A man mining by himself. The aloneness and danger of it is impressively nauseating to watch and contemplate.

Feels like 2001 at the start. A world before we made it ours. Each technological advancement at the mine feels like a new bone or monolith.

Those who found the oil fires to be beautiful are directed to Werner Herzog's Lessons of Darkness.

Tuesday, February 23, 2010

the revenge : a scar that never fades (kiyoshi kurosawa, 1997, in japanese)

Forms a pair with "A Visit from Fate" (see previous post). Sho Aikawa's characters in the two movies have the same name and some of the same history. But are they really the same man? As with Kiyoshi Kurosawa's other Sho-Aikawa-starring pair of movies with guns - "Serpent's Path" and "Eyes of the Spider" - the two movies might roll in two slightly different universes.

Nice longish-distance view of a shootout. Cool car scenes with purposeful Godardly misaligned wacky music. The car is really dirty. Best use of a metal detector in a movie ever?

the revenge : a visit from fate (kiyoshi kurosawa, 1997, in japanese)

The reason I started this blog today = I saw this movie two days ago at the Walter Reade (NYC). Tonight I googled it to find out when it was made. It wasn't on IMDb. But I found this blog entry by a guy who clearly had been at the same show I was at :

http://outdamnedspot.blogspot.com/2010/02/visit-from-fate-begins-badly-with.html

On top of that, the guy follows his post with one relating Kiyoshi Kurosawa's work to Do Androids Dream Of Electric Sheep, which I'm in the middle of reading. The coincidence made me happy and I love the guy's blog so I'll start one. (A less ambitious one.)
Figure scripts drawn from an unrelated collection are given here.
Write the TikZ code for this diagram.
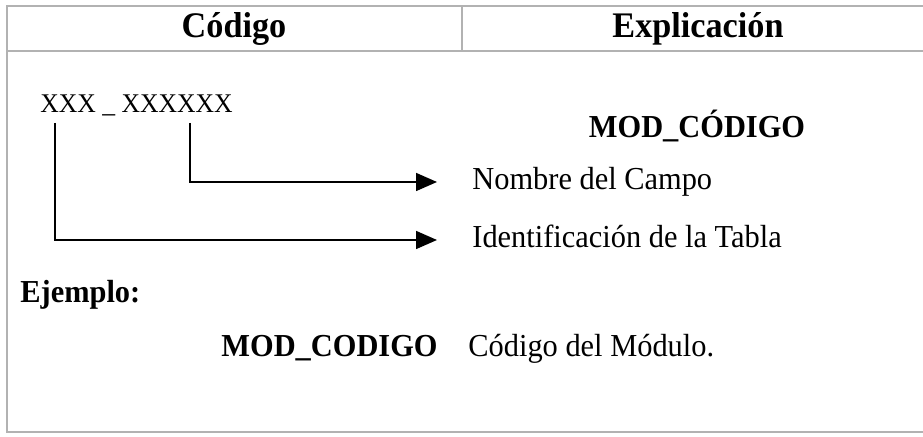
\documentclass[tikz,border=0pt]{standalone}
\usepackage{fontspec}
\setmainfont{Liberation Serif}[FakeStretch=0.95]
\usetikzlibrary{arrows.meta}

\begin{document}
\begin{tikzpicture}[
    x=0.5pt, y=-0.5pt,
    rule/.style={draw=gray!60, line width=1pt},
    head/.style={font=\fontsize{18}{20}\selectfont\bfseries, inner sep=0pt},
    txt/.style={font=\fontsize{16}{18}\selectfont, inner sep=0pt, anchor=base west},
    btxt/.style={txt, font=\fontsize{16}{18}\selectfont\bfseries},
    label/.style={txt, anchor=west, text height=11pt, text depth=3.5pt},
    arrow/.style={-{Triangle[length=10.5pt,width=9pt]}, line width=0.8pt, shorten >=17.5pt}
]
\useasboundingbox (0,0) rectangle (923,437);

% table frame
\draw[rule] (923,6) -- (7,6) -- (7,432) -- (923,432);
\draw[rule] (7,51) -- (923,51);
\draw[rule] (462,6) -- (462,51);

\node[head] at (234,29) (hcod) {Código};
\node[head] at (698,29) (hexp) {Explicación};

\node[txt, font=\fontsize{13.5}{15}\selectfont] at (40,113) (fmt) {XXX \_ XXXXXX};
\node[btxt, anchor=base] at (697,138) (mod) {MOD\_CÓDIGO};

\node[label] at (472,182) (campo) {Nombre del Campo};
\node[label] at (472,240) (tabla) {Identificación de la Tabla};

\coordinate (pcampo) at (190,123);
\coordinate (ptabla) at (55,123);

\draw[arrow] (pcampo) |- (campo.west);
\draw[arrow] (ptabla) |- (tabla.west);

\node[btxt] at (20,303) (ej) {Ejemplo:};
\node[btxt, anchor=base east] at (438,357) (exmod) {MOD\_CODIGO};
\node[txt] at (468,357) (exdesc) {Código del Módulo.};
\end{tikzpicture}
\end{document}
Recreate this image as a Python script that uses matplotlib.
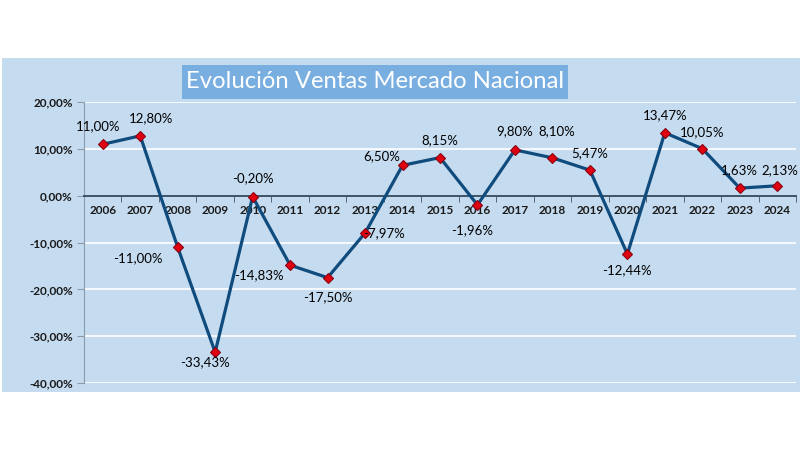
import matplotlib.pyplot as plt
from matplotlib.patches import Rectangle
from matplotlib.ticker import FixedLocator, FuncFormatter

plt.rcParams['font.family'] = ['Lato', 'DejaVu Sans']

years = ['2006', '2007', '2008', '2009', '2010', '2011', '2012', '2013', '2014',
         '2015', '2016', '2017', '2018', '2019', '2020', '2021', '2022', '2023', '2024']
growth = [11.00, 12.80, -11.00, -33.43, -0.20, -14.83, -17.50, -7.97, 6.50,
          8.15, -1.96, 9.80, 8.10, 5.47, -12.44, 13.47, 10.05, 1.63, 2.13]
y_ticks = [20, 10, 0, -10, -20, -30, -40]
title = 'Evolución Ventas Mercado Nacional'

# label placement in pixels (dx right, dy down) relative to each point
label_offsets = [(-5, -18), (11, -18), (-40, 11), (-10, 10), (0, -19), (-31, 10),
                 (0, 20), (19, 0), (-21, -9), (0, -17), (-5, 25), (0, -19),
                 (4, -27), (0, -17), (0, 16), (0, -18), (0, -17), (0, -18), (3, -16)]

bg = '#C5DBF0'
line_col = '#0F4C7D'

fig = plt.figure(figsize=(8, 4.5), dpi=100)
fig.patch.set_facecolor('white')

# chart area background
fig.patches.append(Rectangle((0.002, 0.129), 0.998, 0.742, transform=fig.transFigure,
                             facecolor=bg, edgecolor='none', zorder=-2))
# title box
fig.patches.append(Rectangle((182 / 800, 1 - 99 / 450), 386 / 800, 34 / 450,
                             transform=fig.transFigure, facecolor='#78AEE0',
                             edgecolor='none', zorder=-1))
fig.text(375 / 800, 1 - 82 / 450, title, ha='center', va='center', color='white',
         fontsize=17.2, zorder=3)

ax = fig.add_axes([0.105, 0.149, 0.89, 0.624])
ax.set_zorder(2)
ax.set_facecolor(bg)
x = list(range(len(years)))
ax.plot(x, growth, color=line_col, lw=2.3, zorder=3)
ax.plot(x, growth, linestyle='none', marker='D', markersize=5.5,
        markerfacecolor='#E00010', markeredgecolor='#8A0010', markeredgewidth=0.8, zorder=4)

for xi, v, (dx, dy) in zip(x, growth, label_offsets):
    ax.annotate(f'{v:.2f}%'.replace('.', ','), (xi, v), xytext=(dx, -dy),
                textcoords='offset pixels', ha='center', va='center',
                fontsize=9.5, color='#000000', zorder=5)

ax.set_xlim(-0.5, len(years) - 0.5)
ax.set_ylim(-40, 20)
ax.set_yticks(y_ticks)
ax.yaxis.set_major_formatter(FuncFormatter(lambda v, p: f'{v:.2f}%'.replace('.', ',')))
ax.grid(axis='y', color='white', lw=1.2, zorder=1)
ax.set_axisbelow(True)

ax.spines['top'].set_visible(False)
ax.spines['right'].set_visible(False)
ax.spines['left'].set_color('#8C9BAA')
ax.spines['bottom'].set_position(('data', 0))
ax.spines['bottom'].set_color('#3D5266')
ax.spines['bottom'].set_linewidth(1.4)

ax.set_xticks(x)
ax.set_xticklabels(years)
ax.xaxis.set_minor_locator(FixedLocator([i + 0.5 for i in range(-1, len(years))]))
ax.tick_params(axis='x', which='major', length=0, pad=7)
ax.tick_params(axis='x', which='minor', length=4, color='#3D5266', direction='out')
ax.tick_params(axis='y', length=5, color='#8C9BAA', pad=3)
for lbl in ax.get_xticklabels() + ax.get_yticklabels():
    lbl.set_fontweight('bold')
    lbl.set_fontsize(8.5)
    lbl.set_color('#1A1A1A')

fig.savefig('out.png', dpi=100)
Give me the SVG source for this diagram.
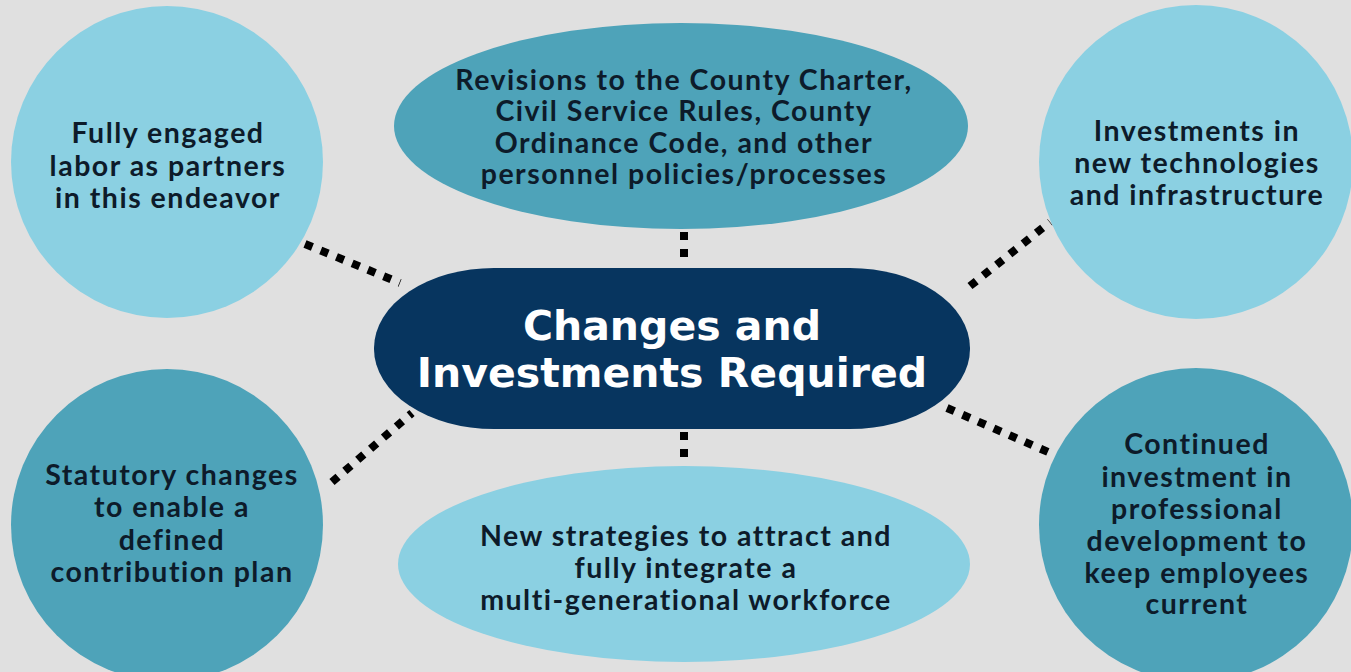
<svg xmlns="http://www.w3.org/2000/svg" width="1351" height="672" viewBox="0 0 1351 672">
<style>
.light{fill:#8bd0e2}
.teal{fill:#4ea3b9}
.navy{fill:#07355f}
.t{font-family:Lato,"Open Sans","Liberation Sans",sans-serif;font-weight:700;font-size:28.5px;letter-spacing:1.5px;fill:#0d1b2a;text-anchor:middle}
.c{font-family:"DejaVu Sans","Liberation Sans",sans-serif;font-weight:700;font-size:41px;fill:#ffffff;text-anchor:middle}
.dot{stroke:#000;stroke-width:8;stroke-dasharray:8 9;fill:none}
</style>
<rect width="1351" height="672" fill="#e0e0e0"/>
<g id="connectors">
<line class="dot" x1="305" y1="244" x2="400" y2="283"/>
<line class="dot" x1="684" y1="232" x2="684" y2="260"/>
<line class="dot" x1="970" y1="286" x2="1050" y2="222"/>
<line class="dot" x1="332" y1="482" x2="412" y2="413"/>
<line class="dot" x1="684" y1="432" x2="684" y2="460"/>
<line class="dot" x1="947" y1="408" x2="1048" y2="452"/>
</g>
<g id="n-labor">
<circle class="light" cx="167" cy="162" r="156"/>
<text class="t" x="168" y="143">Fully engaged</text>
<text class="t" x="168" y="176">labor as partners</text>
<text class="t" x="168" y="208">in this endeavor</text>
</g>
<g id="n-revisions">
<ellipse class="teal" cx="681" cy="126" rx="287" ry="103"/>
<text class="t" x="684" y="90">Revisions to the County Charter,</text>
<text class="t" x="684" y="121">Civil Service Rules, County</text>
<text class="t" x="684" y="153">Ordinance Code, and other</text>
<text class="t" x="684" y="184">personnel policies/processes</text>
</g>
<g id="n-tech">
<circle class="light" cx="1196" cy="162" r="157"/>
<text class="t" x="1197" y="141">Investments in</text>
<text class="t" x="1197" y="173">new technologies</text>
<text class="t" x="1197" y="205">and infrastructure</text>
</g>
<g id="n-statutory">
<circle class="teal" cx="167" cy="525" r="156"/>
<text class="t" x="172" y="485">Statutory changes</text>
<text class="t" x="172" y="517">to enable a</text>
<text class="t" x="172" y="550">defined</text>
<text class="t" x="172" y="582">contribution plan</text>
</g>
<g id="n-strategies">
<ellipse class="light" cx="684" cy="564" rx="286" ry="98"/>
<text class="t" x="686" y="546">New strategies to attract and</text>
<text class="t" x="686" y="578">fully integrate a</text>
<text class="t" x="686" y="610">multi-generational workforce</text>
</g>
<g id="n-development">
<circle class="teal" cx="1196" cy="525" r="157"/>
<text class="t" x="1197" y="454">Continued</text>
<text class="t" x="1197" y="487">investment in</text>
<text class="t" x="1197" y="519">professional</text>
<text class="t" x="1197" y="551">development to</text>
<text class="t" x="1197" y="583">keep employees</text>
<text class="t" x="1197" y="614">current</text>
</g>
<g id="n-center">
<rect class="navy" x="374" y="268" width="596" height="161" rx="120" ry="80"/>
<text class="c" x="672" y="340">Changes and</text>
<text class="c" x="672" y="387">Investments Required</text>
</g>
</svg>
This blog's title is not my invention. It's Cinemaniac Jack's complaint about BAM. I hope he won't mind me using it.

So back to the movie.

I always like a Kiyoshi Kurosawa movie and this is no exception. It's an 80-minute movie with guns that forms a pair with "The Revenge : The Scar That Never Fades" (see following post). Sho Aikawa is cool as always. Beautiful sort-of-chase-and-gunfight in dense-ish vegetation.

Fans of Kiyoshi Kurosawa's other Sho-Aikawa-starring pair of movies with guns - "Serpent's Path" and "Eyes of the Spider" - may be happy to hear that "A Visit From Fate", too, has a lady with a cane.